Duplicate detection is one of the things any serious reference manager should offer. Zotero users have been clamouring for it since the early days. There are basically two ways to implement it: as a preflight check, warning the user when they are about to add a potential duplicate; and as an after the fact scan, which enables users to weed duplicate items from their library.
The most recent version of Zotero takes the second route: a posthoc duplicate detection mechanism. Though definitely better than nothing, and with an elegant merging solution, the interface is still far from perfect and yields a lot of false positives, making it somewhat difficult to use. Besides, it is slow, because it tries to compare everything with everything, which amounts to a huge amount of operations even in moderately sized libraries. Although it is good to have at least something, what seems to me have been overlooked is that prevention is better than cure, and that a quick check before adding new items to the library would help users a lot.
It appears that the Zotero developers have too much on their plate to think about such niceties, but as Avram Lyon has pointed out, this could be done as a Zotero plugin, and anyone interested in a little challenge could wade in. (I think you need to be literate in XUL and JS, and probably SQLite too. A sample Zotero plugin here. Also see this thread for some helpful comments by Zotero developer Dan Stillman on the best way to implement it.)

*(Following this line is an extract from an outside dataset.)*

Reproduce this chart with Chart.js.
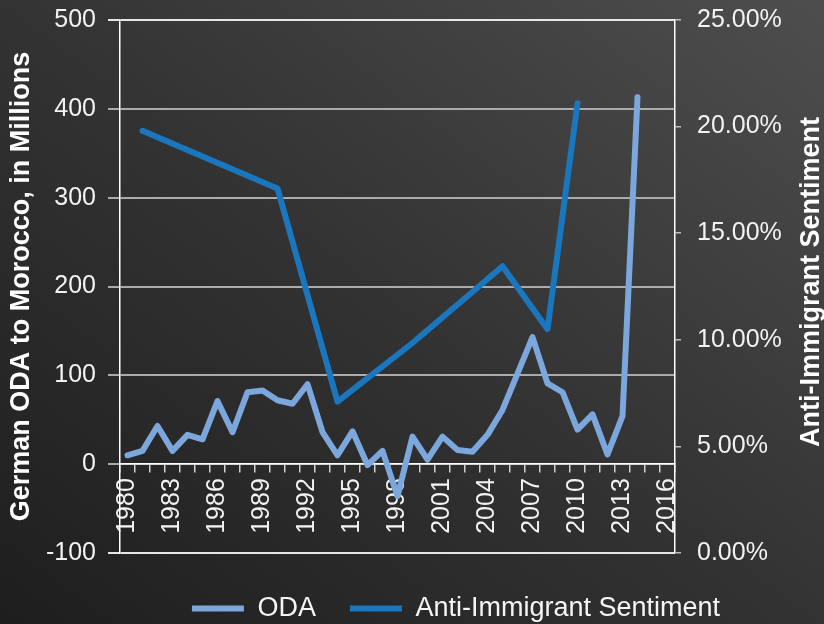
<!DOCTYPE html>
<html>
<head>
<meta charset="utf-8">
<script src="https://cdn.jsdelivr.net/npm/chart.js@4/dist/chart.umd.min.js"></script>
<style>
  body { margin: 0; }
  #wrap {
    width: 824px;
    height: 624px;
    background: linear-gradient(to top right, #1e1e1e 0%, #333333 50%, #4e4e4e 100%);
  }
</style>
</head>
<body>
<div id="wrap"><canvas id="myLineChart" width="824" height="624"></canvas></div>
<script>
const anos = ["1980", "1981", "1982", "1983", "1984", "1985", "1986", "1987", "1988", "1989",
  "1990", "1991", "1992", "1993", "1994", "1995", "1996", "1997", "1998", "1999",
  "2000", "2001", "2002", "2003", "2004", "2005", "2006", "2007", "2008", "2009",
  "2010", "2011", "2012", "2013", "2014", "2015", "2016"];

// German ODA to Morocco, millions
const oda = [10, 15, 43, 15, 33, 28, 71, 36, 81, 83,
  72, 68, 90, 36, 10, 37, -1, 15, -36, 31,
  5, 31, 16, 14, 33, 61, 102, 143, 91, 81,
  39, 56, 11, 54, 413, null, null];

// Anti-immigrant sentiment, percent (only survey years)
const sentimento = [null, 19.8, null, null, null, null, null, null, null, null,
  17.1, null, null, null, 7.1, null, null, null, null, 9.85,
  null, null, null, null, null, 13.45, null, null, 10.5, null,
  21.1, null, null, null, null, null, null];

const odaTicks = [-100, 0, 100, 200, 300, 400, 500];
const pctTicks = [0, 5, 10, 15, 20, 25];

const fonte = "'Liberation Sans', Arial, sans-serif";

// titulo do eixo direito, lido de baixo para cima
const tituloDireito = {
  id: "tituloDireito",
  afterLayout(chart) {
    // legenda um pouco mais abaixo e deslocada para a direita
    chart.legend.top += 8;
    chart.legend.bottom += 8;
    chart.legend.left += 44;
    chart.legend.right += 44;
  },
  afterDraw(chart) {
    const ctx = chart.ctx;
    ctx.save();
    ctx.translate(812, 282);
    ctx.rotate(-Math.PI / 2);
    ctx.font = "bold 27px " + fonte;
    ctx.fillStyle = "#ffffff";
    ctx.textAlign = "center";
    ctx.textBaseline = "middle";
    ctx.fillText("Anti-Immigrant Sentiment", 0, 0);
    ctx.restore();
  }
};

const data = {
  labels: anos,
  datasets: [
    {
      label: "ODA",
      data: oda,
      borderColor: "#7ba7dc",
      backgroundColor: "#7ba7dc",
      borderWidth: 6,
      borderCapStyle: "round",
      borderJoinStyle: "round",
      pointRadius: 0,
      tension: 0,
      yAxisID: "y",
    },
    {
      label: "Anti-Immigrant Sentiment",
      data: sentimento,
      borderColor: "#1a76bd",
      backgroundColor: "#1a76bd",
      borderWidth: 6,
      borderCapStyle: "round",
      borderJoinStyle: "round",
      pointRadius: 0,
      tension: 0,
      spanGaps: true,
      yAxisID: "y1",
    },
  ],
};

const config = {
  type: "line",
  data: data,
  plugins: [tituloDireito],
  options: {
    responsive: false,
    animation: false,
    layout: { padding: { top: 20, bottom: 0, left: 0, right: 0 } },
    plugins: {
      tooltip: { enabled: false },
      legend: {
        position: "bottom",
        labels: {
          usePointStyle: true,
          pointStyle: "line",
          pointStyleWidth: 52,
          padding: 34,
          color: "#f5f5f5",
          font: { family: fonte, size: 27 },
        },
      },
    },
    scales: {
      x: {
        position: { y: 0 },
        offset: true,
        z: 1,
        grid: {
          offset: true,
          drawOnChartArea: false,
          tickLength: 8,
          color: "#d0d0d0",
          lineWidth: 1.5,
        },
        border: { display: true, color: "#ffffff", width: 1.5 },
        ticks: {
          autoSkip: false,
          maxRotation: 90,
          minRotation: 90,
          padding: 6,
          color: "#f2f2f2",
          font: { family: fonte, size: 25 },
          callback: function(val, index) {
            return index % 3 === 0 ? anos[index] : "";
          },
        },
      },
      y: {
        position: "left",
        min: odaTicks[0],
        max: odaTicks[odaTicks.length - 1],
        afterBuildTicks: function(scale) {
          scale.ticks = odaTicks.map(v => ({ value: v }));
        },
        afterFit: function(scale) {
          scale.width = 120;
          scale.paddingTop = 0;
          scale.paddingBottom = 0;
        },
        grid: {
          color: function(c) {
            const v = c.tick && c.tick.value;
            return (v === 500 || v === -100) ? "#e6e6e6" : "#ababab";
          },
          lineWidth: 2,
          tickLength: 12,
        },
        border: { display: true, color: "#ffffff", width: 1.5 },
        ticks: {
          padding: 12,
          color: "#f2f2f2",
          font: { family: fonte, size: 25 },
        },
        title: {
          display: true,
          text: "German ODA to Morocco, in Millions",
          color: "#ffffff",
          padding: { top: 5, bottom: 0 },
          font: { family: fonte, size: 27, weight: "bold" },
        },
      },
      y1: {
        position: "right",
        min: pctTicks[0],
        max: pctTicks[pctTicks.length - 1],
        afterBuildTicks: function(scale) {
          scale.ticks = pctTicks.map(v => ({ value: v }));
        },
        afterFit: function(scale) {
          scale.width = 149;
          scale.paddingTop = 0;
          scale.paddingBottom = 0;
        },
        grid: {
          drawOnChartArea: false,
          tickLength: 6,
          color: "#bdbdbd",
          lineWidth: 1.5,
        },
        border: { display: true, color: "#ffffff", width: 1.5 },
        ticks: {
          padding: 16,
          color: "#f2f2f2",
          font: { family: fonte, size: 25 },
          callback: function(v) {
            return v.toFixed(2) + "%";
          },
        },
      },
    },
  },
};

new Chart(document.getElementById("myLineChart"), config);
</script>
</body>
</html>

What kind of form should a user interface for this take? I would propose something like the following:
Do you really want to add this item? It looks like it already exists in your library.
Smith, Joe. 2010. How to avoid duplicate entries. Ms., Amsterdam.
[Button A: Cancel and go to similar item.] [Button B: Add anyway.]
The interface should be fast and reliable. I propose the following basic workflow: Upon adding a new item, check a low number of strategically chosen fields and assign a duplicate score according to some simple rules, similar to spam rating systems. If duplicate score exceeds x, bring up the interface I propose above. (The variable x and the weight of individual rules could be made customizable but there is no need in a first version — as they say, release early, release often.) My proposal of fields to use, ranked by descending weight:
- author last name
- title not case-sensitive (only first n words?)
- page numbers
DOI is hit or miss, so good; but not all items will have a DOI. Author last name + Title + Year probably should receive a combined weight that is the same or higher as DOI. Given the importance of the first four, perhaps 5 and 6 have little added value.